Display session, Tuesday, June 09
Atlas Ballroom,

[35.08] Wide Field Camera 3 (WFC3) - A Facility Instrument For The Hubble Space Telescope

D. S. Leckrone, E. S. Cheng, L. D. Feinberg (HST Project, NASA/GSFC), J. T. Trauger (JPL), F. D. Macchetto, J. W. MacKenty (STScI)

The planned mission life of the Hubble Space Telescope has recently been extended to 2010. To insure HST’s capabilities to carry out superb imaging at optical and near-UV wavelengths to the end of its life, the HST Project has been authorized to lead the development of a new, radial-bay camera to replace the current Wide Field/Planetary Camera 2 (WFPC2). This new instrument, Wide Field Camera 3, will be inserted into HST during the final servicing mission in late 2002 or early 2003, and will serve as a backup to our primary imaging instrument, the Advanced Camera for Surveys (ACS), which will fly in late 1999 or early 2000. To develop an excellent camera at low cost, extensive use will be made of returned HST flight hardware, flight spare hardware and existing subsystem designs. These include the refurbished outer structure, external thermal radiator, shutter mechanism and filter wheel assembly from WFPC1, which was returned to the ground in 1993. The WFC3 detector will be a 4000x4000 pixel CCD and associated electronics similar to that used in the ACS. The detector coatings will be selected to provide excellent sensitivity from 2000 to 10,000 A. A large inventory of spare filters from WFPC2 and ACS is available, but the community will be involved in the selection of the optimum filter set.
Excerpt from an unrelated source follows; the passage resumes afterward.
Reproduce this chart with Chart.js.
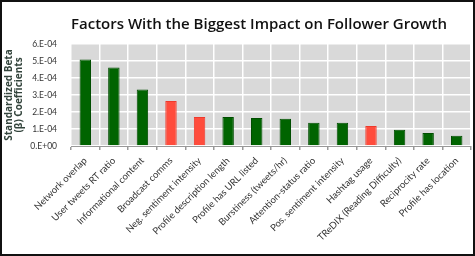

Development of WFC3 is the responsibility of a team made up of the HST Project, JPL, Ball Aerospace, and the STScI. Because WFC3 will be a facility instrument, it is important that the broad community of astronomers who will one day use this instrument have the opportunity to contribute scientific advice and oversight to its development. To this end, the ST ScI has solicited brief proposals from astronomers to serve on a WFC3 Science Oversight Committee.